Another gem in Ephesians 4:20-32 reveals the difference between our old nature and our new life in Christ. Paul explains that the old man – our old nature – grows corrupt as it tends toward deceitful lusts. Lusts are rooted in self-centeredness and ungodliness. Paul then contrasts the behaviors of the new man, our new life in Christ. The new man within us shuns behaviors that prevent the believer from edifying or building up others. Our new lives in Christ take us far beyond self-centeredness and allow us to serve and contribute to the betterment of others. Praise God!
Our new life in Christ enables us to show love to others and extend grace to them. We extend grace and love because of the extraordinary grace and love extended to us: “God demonstrates His own love toward us, in that while we were still sinners, Christ died for us” (Rom. 5:8). Yes, we have received much: “And of His fullness we have all received, and grace for grace” (John 1:16). What a Savior!
Not only did Jesus Christ die for us, but He also left His Spirit – the Holy Spirit – with us. Think about it: The Holy Spirit holds us all together in love. God’s love is “shed abroad in our hearts by the inspiration of the Holy Spirit” (Rom. 5:5). When we yield to the Holy Spirit, He reveals how to walk in lock-step with our brothers and sisters for the glory of God! And the ultimate goal is that we jointly become a place of habitation for God in the Spirit (Eph. 2:22).
And better yet, as we live and grow up in Christ, we are being conformed into Christ’s image (2 Corinthians 3:18). We are to be just like Him (1 John 4:17). He willingly laid down His life for us. May we also willingly lay down our lives through service to others: “Whoever desires to become great among you, let him be your servant” (Matt. 20:26). In the Christian faith, greatness aligns with humility and service.
Given that humility and service mark the life of a Christian, we can easily understand what prevents us from thriving in the body of Christ.
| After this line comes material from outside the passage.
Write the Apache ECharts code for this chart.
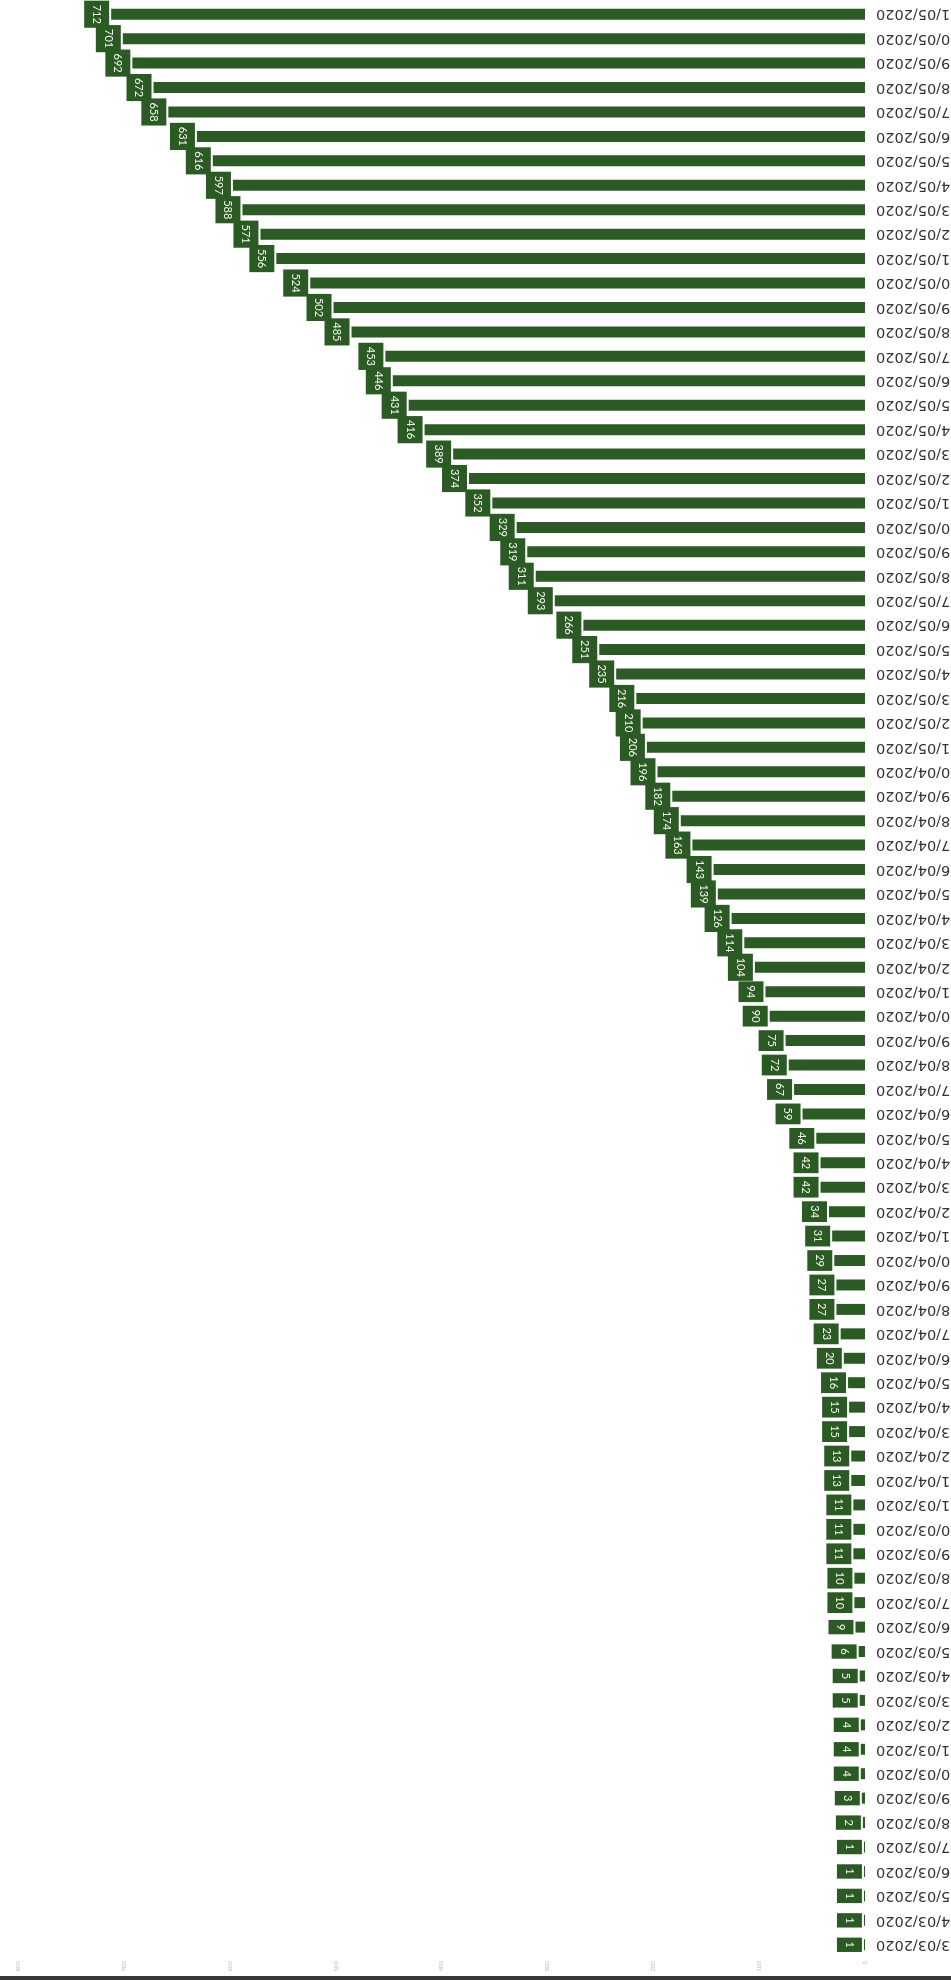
<!DOCTYPE html>
<html>
<head>
<meta charset="utf-8">
<script src="https://cdn.jsdelivr.net/npm/echarts@6/dist/echarts.min.js"></script>
<style>
  html, body { margin: 0; padding: 0; background: #fff; }
  #main { width: 951px; height: 1980px; }
</style>
</head>
<body>
<div id="main"></div>
<script>
// dates, bottom row first
var dates = [
  '13/03/2020', '14/03/2020', '15/03/2020', '16/03/2020', '17/03/2020', '18/03/2020', '19/03/2020',
  '20/03/2020', '21/03/2020', '22/03/2020', '23/03/2020', '24/03/2020', '25/03/2020', '26/03/2020',
  '27/03/2020', '28/03/2020', '29/03/2020', '30/03/2020', '31/03/2020',
  '01/04/2020', '02/04/2020', '03/04/2020', '04/04/2020', '05/04/2020', '06/04/2020', '07/04/2020',
  '08/04/2020', '09/04/2020', '10/04/2020', '11/04/2020', '12/04/2020', '13/04/2020', '14/04/2020',
  '15/04/2020', '16/04/2020', '17/04/2020', '18/04/2020', '19/04/2020', '20/04/2020', '21/04/2020',
  '22/04/2020', '23/04/2020', '24/04/2020', '25/04/2020', '26/04/2020', '27/04/2020', '28/04/2020',
  '29/04/2020', '30/04/2020',
  '01/05/2020', '02/05/2020', '03/05/2020', '04/05/2020', '05/05/2020', '06/05/2020', '07/05/2020',
  '08/05/2020', '09/05/2020', '10/05/2020', '11/05/2020', '12/05/2020', '13/05/2020', '14/05/2020',
  '15/05/2020', '16/05/2020', '17/05/2020', '18/05/2020', '19/05/2020', '20/05/2020', '21/05/2020',
  '22/05/2020', '23/05/2020', '24/05/2020', '25/05/2020', '26/05/2020', '27/05/2020', '28/05/2020',
  '29/05/2020', '30/05/2020', '31/05/2020'
];

// cumulative count per day
var counts = [
  1, 1, 1, 1, 1, 2, 3, 4, 4, 4,
  5, 5, 6, 9, 10, 10, 11, 11, 11,
  13, 13, 15, 15, 16, 20, 23, 27, 27, 29,
  31, 34, 42, 42, 46, 59, 67, 72, 75, 90,
  94, 104, 114, 126, 139, 143, 163, 174, 182, 196,
  206, 210, 216, 235, 251, 266, 293, 311, 319, 329,
  352, 374, 389, 416, 431, 446, 453, 485, 502, 524,
  556, 571, 588, 597, 616, 631, 658, 672, 692, 701, 712
];

var valueMin = 0;
var valueMax = 800;
var valueStep = 100;

var green = '#2c5a25';

var chart = echarts.init(document.getElementById('main'));
chart.setOption({
  animation: false,
  textStyle: { fontFamily: 'Lato, "Open Sans", sans-serif' },
  // labels run off the right edge in the original, so don't squeeze the grid
  grid: { left: 18, right: 86, top: 2, bottom: 23, outerBoundsMode: 'none' },
  xAxis: {
    type: 'value',
    inverse: true,
    min: valueMin,
    max: valueMax,
    interval: valueStep,
    axisLine: { show: false },
    axisTick: { show: false },
    splitLine: { show: false },
    axisLabel: { fontSize: 6, color: '#bbb', rotate: 90, margin: 4 }
  },
  yAxis: {
    type: 'category',
    position: 'right',
    data: dates,
    axisLine: { show: false },
    axisTick: { show: false },
    axisLabel: {
      rotate: 180,
      fontSize: 14.5,
      fontFamily: '"DejaVu Sans", sans-serif',
      color: '#333',
      margin: 11
    }
  },
  series: [{
    type: 'bar',
    data: counts,
    barWidth: 11,
    itemStyle: { color: green },
    label: {
      show: true,
      position: 'left',
      distance: 2,
      rotate: -90,
      align: 'center',
      verticalAlign: 'top',
      color: '#f4f8ee',
      fontSize: 11,
      backgroundColor: green,
      padding: [7, 4]
    }
  }],
  graphic: [{
    type: 'rect',
    shape: { x: 0, y: 1976, width: 951, height: 4 },
    style: { fill: '#3b3838' }
  }]
});
</script>
</body>
</html>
Self-centeredness and lustfulness of the old nature block us, so press into higher things, into spiritual things, into your new life in Christ: “I press toward the goal for the prize of the upward call of God in Christ Jesus” (Phil. 3:14). Believers in the early church pressed in and lived this new life. They shared their lives. Acts 4:32 (NLT) reveals this: “All the believers were united in heart and mind. And they felt that what they owned was not their own, so they shared everything they had.” May God’s people arise beyond our self-interest!
Lastly, allow me to share this image. I think about the body of Christ as a Christmas tree, fully ornamented. Each ornament stands unique, beautiful, and expertly placed. But when we look at the tree, we take it in as a whole – a tree of grandeur full of unique items that together highlight the beauty of the entire tree. And we together magnify the beauty of God’s plan from the foundation of the world. And Jesus Christ is the head of us all (Eph. 4:15). May we thrive in Him and His body! Glory to God!